Back in 2014, insurers warned the Government that the Sentencing Amendment Act (SAA), which enables the Courts to provide reparations over and above ACC benefits, could result in severe, unintended consequences.
We were told New Zealand was not a litigious country, so its use would be rare. We countered that the basis of ACC was that citizens gave up the right to sue in return for a universal payment without the need to attribute fault. The SAA changes would undermine that social contract.
Insurers’ advice was ignored.
The SAA only applies where someone is convicted in criminal proceedings. This may sound somewhat narrow, but criminal acts occur when the Health and Safety at Work, the Fair Trading and the Transport Acts are breached. The net is cast wide. Individuals, companies and directors can all be caught.
When determining the level of reparation, one of the criteria the courts consider is the defendant’s ability to meet any reparation. For companies with the ability to pay and minimal mitigating factors, this can result in some not-insignificant awards being made.
For example, last year, a company was ordered to pay over $225,000 to top-up ACC for future loss of earnings after a 27-year-old employee was injured in a workplace accident.
A more recent health and safety case shows the expanding limits of the SAA. A deceased mine worker’s family was awarded $350,000 in reparations for potential earnings lost over the victim’s lifetime. The Court reduced the prospective payment by around half as the mine was expected to close in the near future.
Statutory liability cover has attracted modest premiums until now because awards were modest. With exposure to large reparation payments, it is inevitable this will change.

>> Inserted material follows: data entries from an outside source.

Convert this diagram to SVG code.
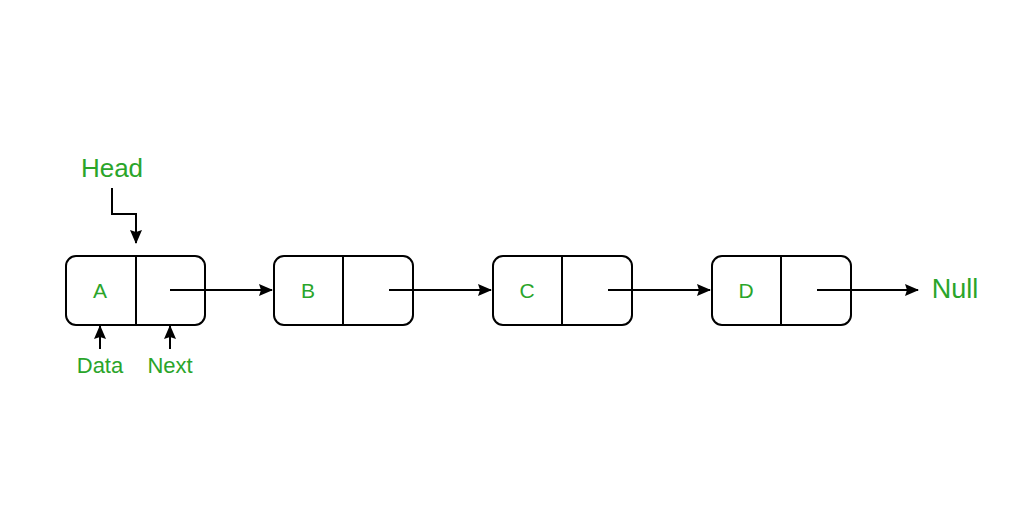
<svg xmlns="http://www.w3.org/2000/svg" width="1024" height="529" viewBox="0 0 1024 529">
<style>
.box{fill:#fff;stroke:#000;stroke-width:2}
.div{stroke:#000;stroke-width:2}
.conn{fill:none;stroke:#000;stroke-width:2}
.lbl{font-family:"Liberation Sans",Arial,sans-serif;fill:#2aa52a;text-anchor:middle}
</style>
<defs>
<marker id="ah" viewBox="0 0 14 12" refX="13" refY="6" markerWidth="14" markerHeight="12" markerUnits="userSpaceOnUse" orient="auto">
<path d="M0,0 L14,6 L0,12 L2,6 Z" fill="#000"/>
</marker>
</defs>
<rect width="1024" height="529" fill="#fff"/>
<g id="head"><text class="lbl" x="112" y="177" font-size="26">Head</text></g>
<g id="nodeA">
<rect class="box" x="66" y="256" width="139" height="69" rx="10"/>
<line class="div" x1="136" y1="256" x2="136" y2="325"/>
<text class="lbl" x="100" y="298" font-size="21">A</text>
</g>
<g id="nodeB">
<rect class="box" x="274" y="256" width="139" height="69" rx="10"/>
<line class="div" x1="343" y1="256" x2="343" y2="325"/>
<text class="lbl" x="308" y="298" font-size="21">B</text>
</g>
<g id="nodeC">
<rect class="box" x="493" y="256" width="139" height="69" rx="10"/>
<line class="div" x1="562" y1="256" x2="562" y2="325"/>
<text class="lbl" x="527" y="298" font-size="21">C</text>
</g>
<g id="nodeD">
<rect class="box" x="712" y="256" width="139" height="69" rx="10"/>
<line class="div" x1="781" y1="256" x2="781" y2="325"/>
<text class="lbl" x="746" y="298" font-size="21">D</text>
</g>
<g id="null"><text class="lbl" x="955" y="298" font-size="27">Null</text></g>
<g id="data"><text class="lbl" x="100" y="373" font-size="22">Data</text></g>
<g id="next"><text class="lbl" x="170" y="373" font-size="22">Next</text></g>
<g id="connectors">
<path class="conn" d="M112,188 V214 H136 V243" marker-end="url(#ah)"/>
<path class="conn" d="M170,290 H272" marker-end="url(#ah)"/>
<path class="conn" d="M389,290 H491" marker-end="url(#ah)"/>
<path class="conn" d="M608,290 H710" marker-end="url(#ah)"/>
<path class="conn" d="M817,290 H918" marker-end="url(#ah)"/>
<path class="conn" d="M100,349 V326" marker-end="url(#ah)"/>
<path class="conn" d="M170,349 V326" marker-end="url(#ah)"/>
</g>
</svg>
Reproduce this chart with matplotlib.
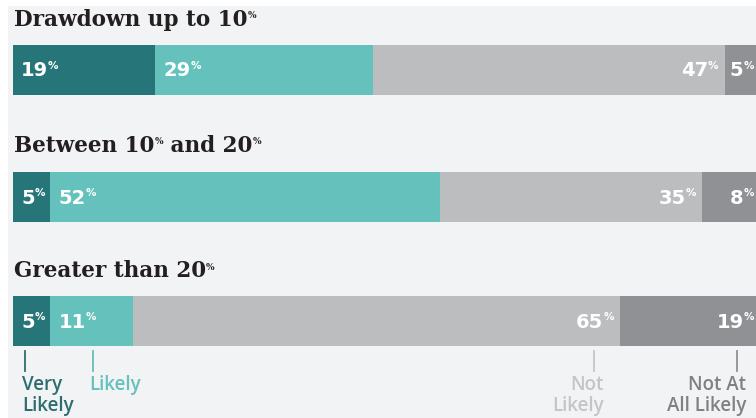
import matplotlib
matplotlib.use("Agg")
import matplotlib.pyplot as plt
from matplotlib.patches import Rectangle

titles = [[("Drawdown up to 10", False), ("%", True)],
          [("Between 10", False), ("%", True), (" and 20", False), ("%", True)],
          [("Greater than 20", False), ("%", True)]]
categories = ["Very Likely", "Likely", "Not Likely", "Not At All Likely"]
values = [[19, 29, 47, 5],
          [5, 52, 35, 8],
          [5, 11, 65, 19]]
colors = ["#267578", "#64c1bb", "#bcbdbf", "#8f9194"]
legend_labels = ["Very\nLikely", "Likely", "Not\nLikely", "Not At\nAll Likely"]
legend_colors = ["#2c6e70", "#64c1bb", "#c4c5c7", "#7f8184"]

W, H = 756, 418
fig = plt.figure(figsize=(W / 100, H / 100), dpi=100)
fig.patch.set_facecolor("white")
fig.patches.append(Rectangle((8 / W, 0), 1, 1 - 6 / H, transform=fig.transFigure,
                             facecolor="#f2f3f5", edgecolor="none", zorder=-10))

x0, x1 = 13, 762
ax = fig.add_axes([x0 / W, 0, (x1 - x0) / W, 1])
ax.set_xlim(0, 100)
ax.set_ylim(H, 0)
ax.axis("off")
ax.patch.set_alpha(0)

def px(x):
    return (x - x0) / (x1 - x0) * 100

bar_tops = [45, 172, 296]
bar_h = 50
title_y = [20, 146, 271]

renderer = fig.canvas.get_renderer()

def width_of(t):
    bb = t.get_window_extent(renderer=renderer)
    return bb.width / (x1 - x0) * 100

def seq_text(x, y, parts, size, supsize, color, family, weight, ha="left", raise_px=None):
    objs = []
    for s, sup in parts:
        dy = (raise_px if raise_px is not None else size * 0.32) if sup else 0
        t = ax.text(0, y - dy, s, fontsize=supsize if sup else size,
                    color=color, family=family, weight=weight, ha="left", va="center",
                    clip_on=False)
        objs.append(t)
    widths = [width_of(t) for t in objs]
    total = sum(widths)
    start = x if ha == "left" else x - total
    for t, w in zip(objs, widths):
        t.set_x(start)
        start += w

for r, vals in enumerate(values):
    left = 0
    yc = bar_tops[r] + bar_h / 2 + 1
    for i, v in enumerate(vals):
        ax.barh(yc - 1, v, left=left, height=bar_h, color=colors[i], edgecolor="none")
        parts = [(str(v), False), ("%", True)]
        if i < 2:
            seq_text(left + px(x0 + 8), yc, parts, 14, 7.5, "white", "DejaVu Sans", "bold", "left", 5)
        elif i == 2:
            seq_text(left + v - px(x0 + 6), yc, parts, 14, 7.5, "white", "DejaVu Sans", "bold", "right", 5)
        else:
            seq_text(px(754), yc, parts, 14, 7.5, "white", "DejaVu Sans", "bold", "right", 5)
        left += v
    seq_text(px(14), title_y[r], titles[r], 15.5, 6.5, "#231f20", "DejaVu Serif", "bold", "left", 4)

# legend ticks and labels
tick_x = [25, 93, 594, 737]
lab_x = [22, 89, 604, 746]
lab_ha = ["left", "left", "right", "right"]
tick_colors = ["#2c6e70", "#64c1bb", "#c4c5c7", "#8f9194"]
for i in range(4):
    ax.plot([px(tick_x[i])] * 2, [351, 371], color=tick_colors[i], lw=1.3, clip_on=False)
    ax.text(px(lab_x[i]), 375, legend_labels[i], ha=lab_ha[i], va="top", fontsize=13.5,
            family="Open Sans", weight="semibold", color=legend_colors[i],
            linespacing=1.05, clip_on=False)

fig.savefig("out.png", dpi=100, facecolor=fig.get_facecolor())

The real shift may be an upsurge in private prosecutions. Any person injured in a workplace can consider a private prosecution if the regulator chooses not to. So, too, can people who are harmed by work carried out by a business. The attraction of substantial reparations may open the door to personal injury litigation in another guise, driven by enterprising lawyers. This is exactly the situation ACC sought to avoid.
Expanding this scenario to fair trade offending and traffic accidents, New Zealand’s personal injury landscape will substantially alter. Liability insurance premiums will escalate and arbitrary litigation will result in inequitable compensation for similar injuries.
Finally, it’s worth considering outcomes for victims of intentional and serious criminal offending. Murder victims, or those seriously assaulted by uninsured criminals, will continue to get modest, if any, reparations while those injured by unintentional regulatory offending will be handsomely compensated.
The question is whether this is what Parliament intended when it passed the SAA or are these unconsidered and undesirable consequences? Even more importantly, is this what New Zealanders want?
Perhaps it’s time to rethink the SAA.